Concernant les deux frères Blanchedent, les réquisitions sont de 10 ans d'emprisonnement à l'encontre de Roberto, le "gros boss" du trafic, selon certains dealers. C'est lui qui, du Maroc, "dirigeait le réseau et avec une aura importante". Surnommé "Poto", il avait déjà été condamné à sept ans de prison pour Kercado 1 et à dix ans pour Kercado 3.
La procureure requiert trois ans d’emprisonnement ferme, avec mandat de dépôt, pour son frère, Ricardo, surnommé "Jackson", déjà condamné notamment à sept ans d’emprisonnement dans l’affaire Kercado 3. 

Pour deux bras droits de Roberto, les réquisitions sont de cinq ans de prison avec mandat de dépôt pour l’un et six ans pour l’autre. 

Quant à celui considéré comme le "lanceur d'alerte", les réquisitions sont de 3 ans d’emprisonnement, dont 18 mois de sursis, sans aménagement de peine. Nourrice et guetteur de ce trafic, il avait révélé, le 17 octobre 2016, l’ampleur du trafic et donné les noms de plusieurs trafiquants. C’est grâce à ses déclarations que l’affaire Kercado 2 avait vu le jour.

Les peines pour les autres prévenus s'étagent de 36 mois de prison, dont 12 avec sursis, à la relaxe, faute d’éléments suffisants à charge. Certains d'entre eux ne devraient pas être incarcérés à nouveau, car la détention provisoire couvre la peine qui pourrait être prononcée par le tribunal.

Le règne de l'omerta dans ce procès

Depuis le début de la semaine, ceux présents ne sont pas très bavards, beaucoup des prévenus nient les faits, d'autres disent ne pas se souvenir des détails du trafic de stupéfiant, huit ans après les faits.
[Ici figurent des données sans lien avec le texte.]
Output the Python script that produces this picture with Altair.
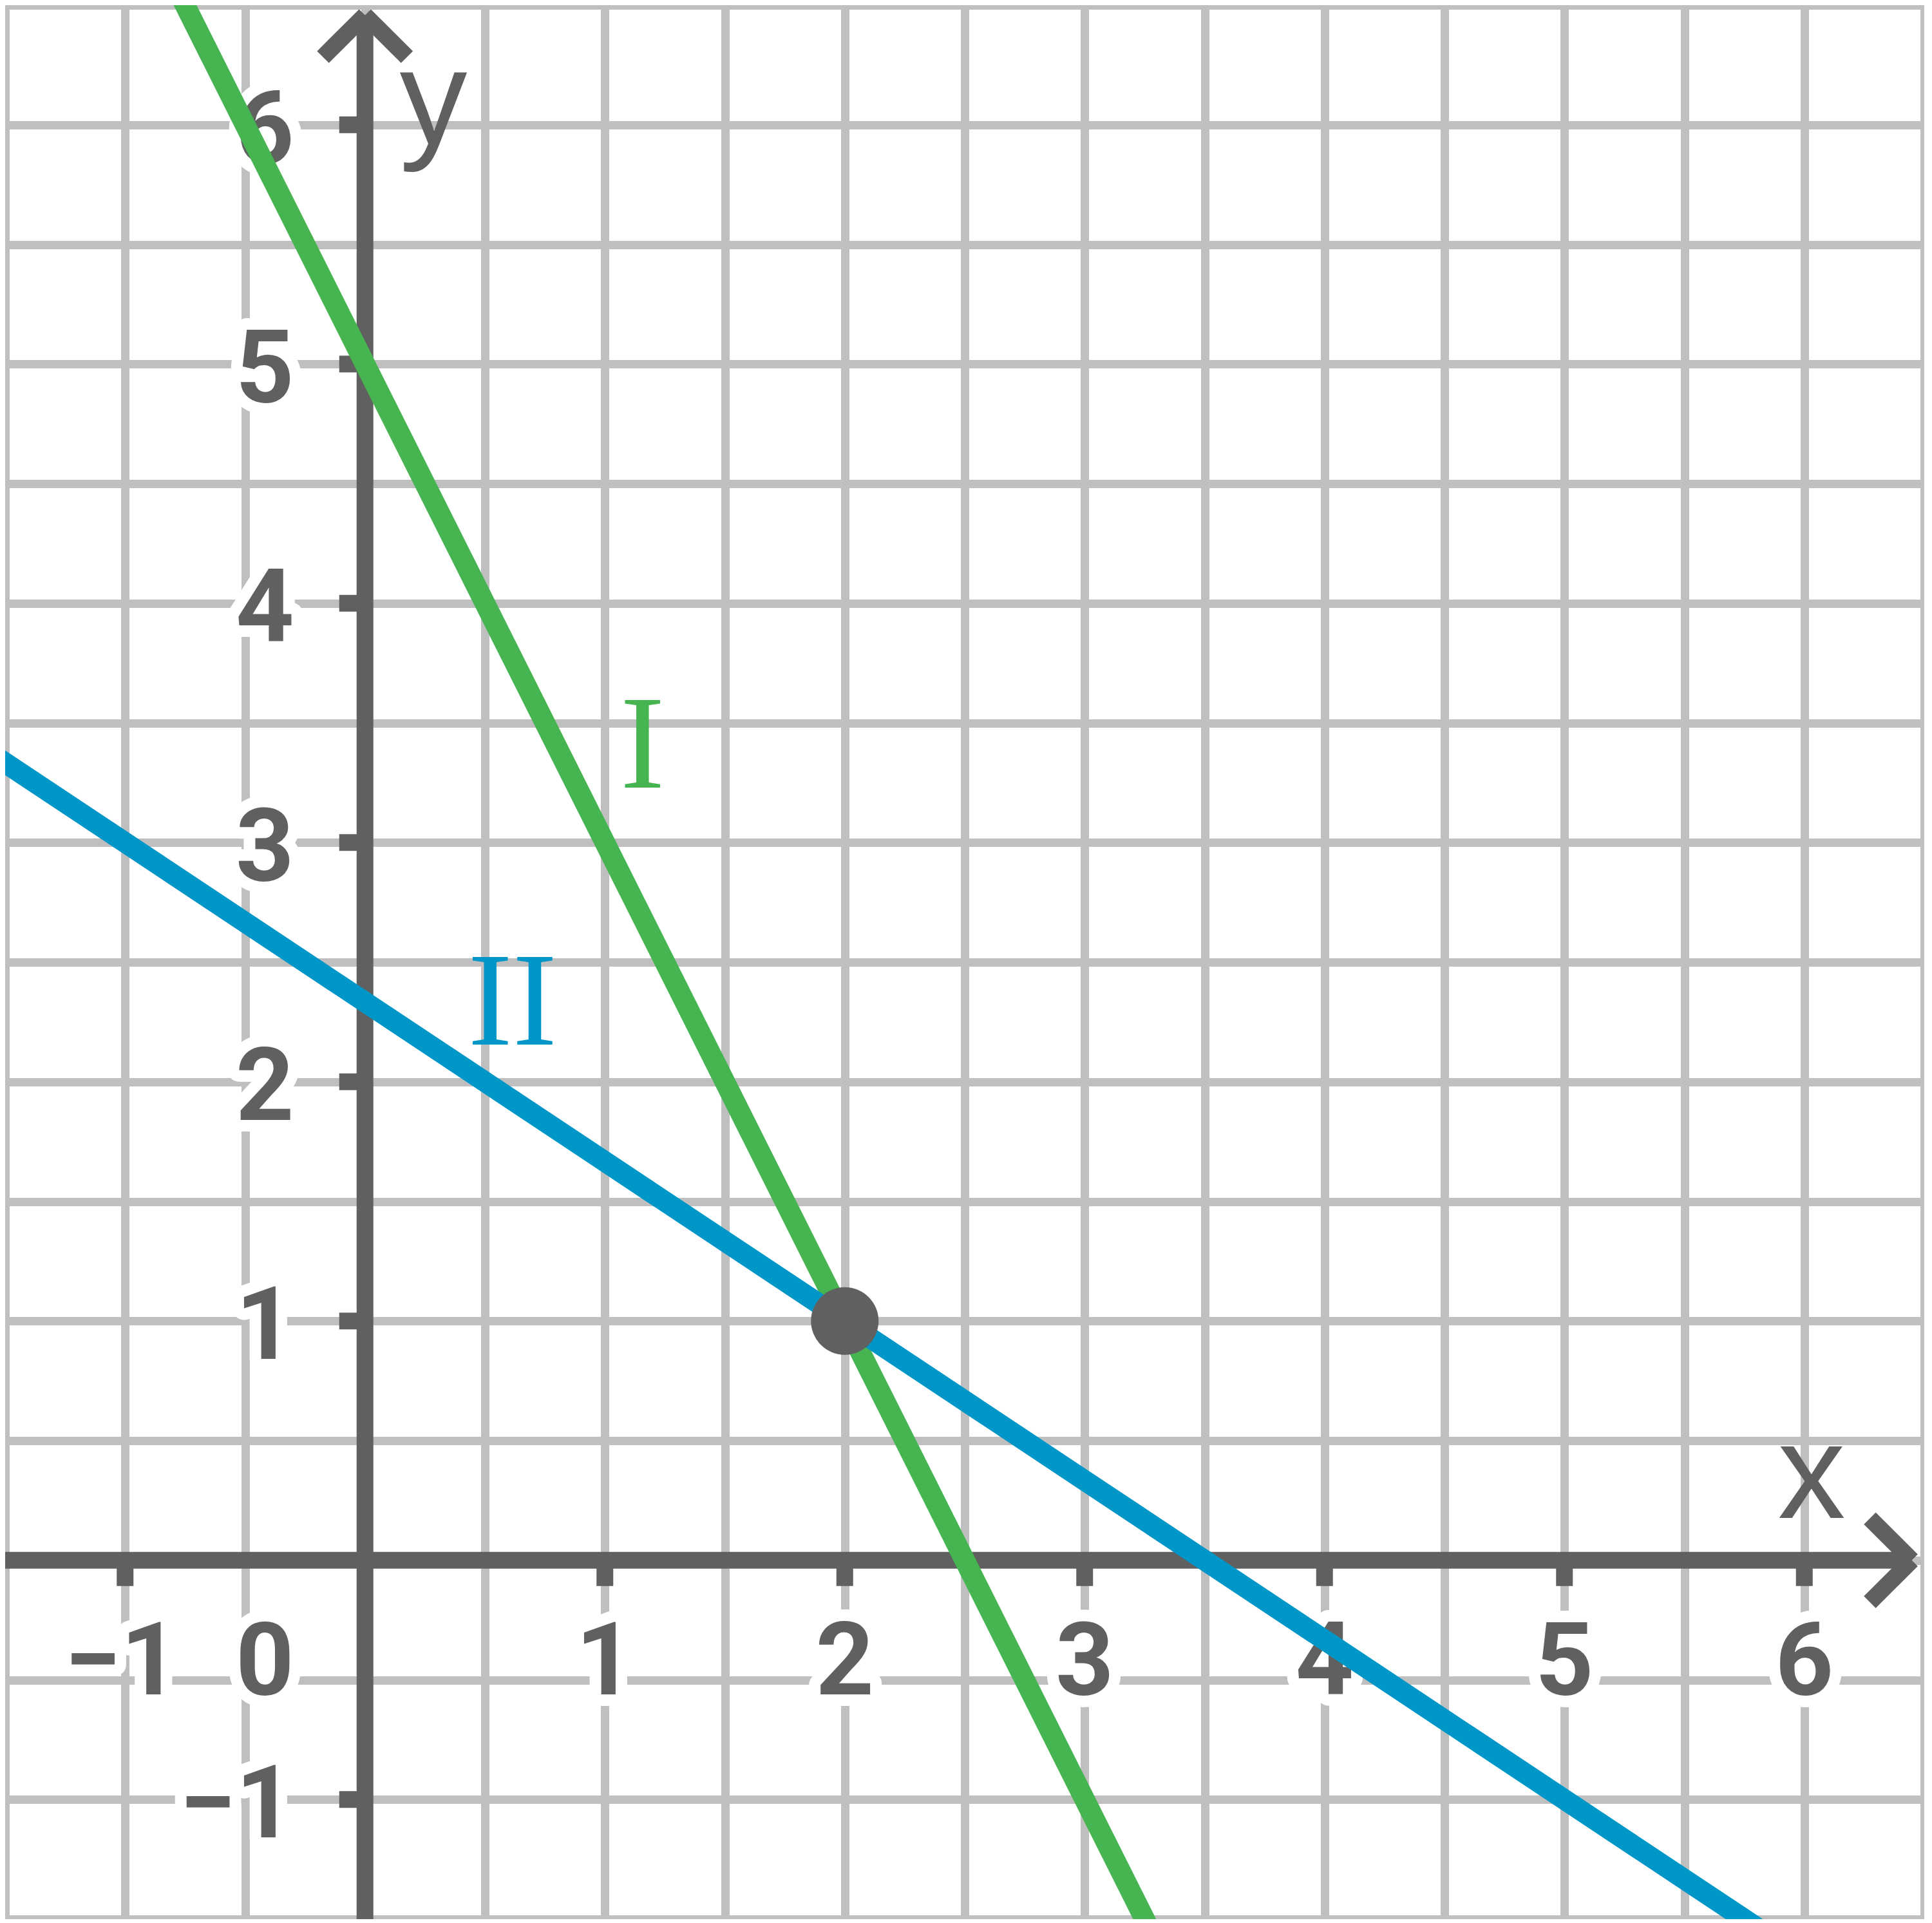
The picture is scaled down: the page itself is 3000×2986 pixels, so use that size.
import altair as alt
import pandas as pd

# ---------------- data ----------------
GRID_VALUES = [-1.5, -1.0, -0.5, 0.0, 0.5, 1.0, 1.5, 2.0, 2.5, 3.0, 3.5,
               4.0, 4.5, 5.0, 5.5, 6.0, 6.5]
X_TICKS = [-1, 1, 2, 3, 4, 5, 6]
X_LABEL_POS = [-1.014, 1, 2, 3, 4, 5, 6]
X_LABELS = ["−1", "1", "2", "3", "4", "5", "6"]
Y_TICKS = [-1, 1, 2, 3, 4, 5, 6]
Y_LABELS = ["−1", "1", "2", "3", "4", "5", "6"]
ORIGIN_LABEL = ["0"]

# line I : through (0, 5) and (2, 1)
LINE_I_X = [-0.8, 3.3]
LINE_I_Y = [6.6, -1.6]
# line II : through (0, 7/3) and (2, 1)
LINE_II_X = [-1.6, 6.0]
LINE_II_Y = [3.4, -1.6667]

POINT_X = [2]
POINT_Y = [1]

NAME_TEXT = ["I", "II"]
NAME_X = [1.157, 0.615]
NAME_Y = [3.23, 2.155]
NAME_COLOR = ["#46b450", "#0096c8"]

AXIS_X_EXTENT = [-1.6, 6.448]
AXIS_Y_EXTENT = [-1.6, 6.458]
X_ARROW = {"x": [6.448, 6.448], "y": [0, 0], "x2": [6.273, 6.273], "y2": [0.175, -0.175]}
Y_ARROW = {"x": [0, 0], "y": [6.458, 6.458], "x2": [-0.175, 0.175], "y2": [6.283, 6.283]}

AXIS_TITLES = ["x", "y"]
AXIS_TITLE_X = [6.03, 0.285]
AXIS_TITLE_Y = [0.178, 5.92]

# ---------------- styles ----------------
GRAY = "#606060"
GRID_C = "#bfbfbf"
GREEN = "#46b450"
BLUE = "#0096c8"
W, H = 2980, 2972

xs = alt.Scale(domain=[-1.5, 6.5], nice=False, zero=False)
ys = alt.Scale(domain=[-1.5, 6.5], nice=False, zero=False)
ax_x = alt.Axis(values=GRID_VALUES, grid=True, gridColor=GRID_C, gridWidth=13,
                gridOpacity=1, labels=False, ticks=False, domain=False, title=None)
ax_y = alt.Axis(values=GRID_VALUES, grid=True, gridColor=GRID_C, gridWidth=13,
                gridOpacity=1, labels=False, ticks=False, domain=False, title=None)


def X(f):
    return alt.X(f, type="quantitative", scale=xs, axis=ax_x)


def Y(f):
    return alt.Y(f, type="quantitative", scale=ys, axis=ax_y)


# tick-label tables
xlab = pd.DataFrame({"x": X_LABEL_POS, "y": [0] * len(X_LABEL_POS), "t": X_LABELS})
ylab = pd.DataFrame({"x": [0] * len(Y_TICKS), "y": Y_TICKS, "t": Y_LABELS})
olab = pd.DataFrame({"x": [0], "y": [0], "t": ORIGIN_LABEL})

LBL = dict(font="Roboto", fontWeight="bold", fontSize=158)
HALO = dict(fill="white", stroke="white", strokeWidth=36, strokeJoin="round")


def labels(df, halo, **kw):
    if halo:
        m = alt.Chart(df).mark_text(**LBL, **HALO, **kw)
    else:
        m = alt.Chart(df).mark_text(**LBL, color=GRAY, **kw)
    return m.encode(x=X("x"), y=Y("y"), text="t:N")


layers = []
# grid carrier (invisible)
grid = alt.Chart(pd.DataFrame({"x": [0], "y": [0]})).mark_point(opacity=0).encode(
    x=X("x"), y=Y("y"))
layers.append(grid)

for halo in (True, False):
    layers.append(labels(xlab, halo, align="center", baseline="alphabetic", dy=208))
    layers.append(labels(ylab, halo, align="right", baseline="alphabetic", dx=-110, dy=59))
    layers.append(labels(olab, halo, align="right", baseline="alphabetic", dx=-110, dy=208))

# axis lines
xaxis = alt.Chart(pd.DataFrame({"x": [AXIS_X_EXTENT[0]], "x2": [AXIS_X_EXTENT[1]], "y": [0]})).mark_rule(
    color=GRAY, strokeWidth=26, strokeCap="butt").encode(x=X("x"), x2="x2:Q", y=Y("y"))
yaxis = alt.Chart(pd.DataFrame({"y": [AXIS_Y_EXTENT[0]], "y2": [AXIS_Y_EXTENT[1]], "x": [0]})).mark_rule(
    color=GRAY, strokeWidth=26, strokeCap="butt").encode(y=Y("y"), y2="y2:Q", x=X("x"))
layers += [xaxis, yaxis]

# tick marks
xt = alt.Chart(pd.DataFrame({"x": X_TICKS, "y": [0] * len(X_TICKS)})).mark_rule(
    color=GRAY, strokeWidth=26, strokeCap="butt", y2Offset=40).encode(
    x=X("x"), y=Y("y"), y2="y:Q")
yt = alt.Chart(pd.DataFrame({"y": Y_TICKS, "x": [0] * len(Y_TICKS)})).mark_rule(
    color=GRAY, strokeWidth=26, strokeCap="butt", x2Offset=-40).encode(
    y=Y("y"), x=X("x"), x2="x:Q")
layers += [xt, yt]

# arrow heads
for arr in (X_ARROW, Y_ARROW):
    layers.append(alt.Chart(pd.DataFrame(arr)).mark_rule(
        color=GRAY, strokeWidth=26, strokeCap="butt").encode(
        x=X("x"), y=Y("y"), x2="x2:Q", y2="y2:Q"))

# the two lines
l1 = alt.Chart(pd.DataFrame({"x": LINE_I_X, "y": LINE_I_Y})).mark_line(
    color=GREEN, strokeWidth=32, strokeCap="butt").encode(x=X("x"), y=Y("y"))
l2 = alt.Chart(pd.DataFrame({"x": LINE_II_X, "y": LINE_II_Y})).mark_line(
    color=BLUE, strokeWidth=32, strokeCap="butt").encode(x=X("x"), y=Y("y"))
layers += [l1, l2]

# intersection point
pt = alt.Chart(pd.DataFrame({"x": POINT_X, "y": POINT_Y})).mark_circle(
    color=GRAY, opacity=1, size=11025).encode(x=X("x"), y=Y("y"))
layers.append(pt)

# line names
names = alt.Chart(pd.DataFrame({"x": NAME_X, "y": NAME_Y, "t": NAME_TEXT, "c": NAME_COLOR})).mark_text(
    font="Liberation Serif", fontSize=208, align="center", baseline="alphabetic").encode(
    x=X("x"), y=Y("y"), text="t:N", color=alt.Color("c:N", scale=None))
layers.append(names)

# axis titles
titles = alt.Chart(pd.DataFrame({"x": AXIS_TITLE_X, "y": AXIS_TITLE_Y, "t": AXIS_TITLES})).mark_text(
    font="Liberation Sans", fontSize=210, align="center", baseline="alphabetic", color=GRAY).encode(
    x=X("x"), y=Y("y"), text="t:N")
layers.append(titles)

chart = alt.layer(*layers).properties(
    width=W, height=H, padding=0, autosize=alt.AutoSizeParams(type="none"),
    background="white",
).configure_view(strokeWidth=0)

chart.save("out.html", embed_options={"renderer": "svg", "actions": False})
Un trafic pourtant très lucratif qui rapportait plus de 28 000 € par jour, soit plus de dix millions d'euros par an. ce sont au minimum 900 kg de drogue qui ont été vendues dans la période.

L'un des prévenus, qui a accepté d'enregistrer une voiture à son nom, déclare qu'il a été naïf, car il était jeune. "Je ne suis pas l'abbé Pierre non plus", lâche-t-il. Il a touché 200€ pour avoir prêté son nom. Et quant aux armes et à la drogue retrouvées à son domicile ? C'est un sac trouvé dans la rue, qu'il a ramené chez lui, "je n'ai rien à voir dans cette affaire" assure-t-il "Je parlais avec les jeunes du quartier, car je suis poli et bien élevé ! On discutait de films et de sport."

Deux grands absents 

Quatre de ces prévenus n'étaient pas présents au tribunal, dont les têtes présumées du trafic. Les frères Blanchedent, qui ont refusé de sortir de leur cellule. Ils sont donc jugés, sans être présents, et sans leur avocat. 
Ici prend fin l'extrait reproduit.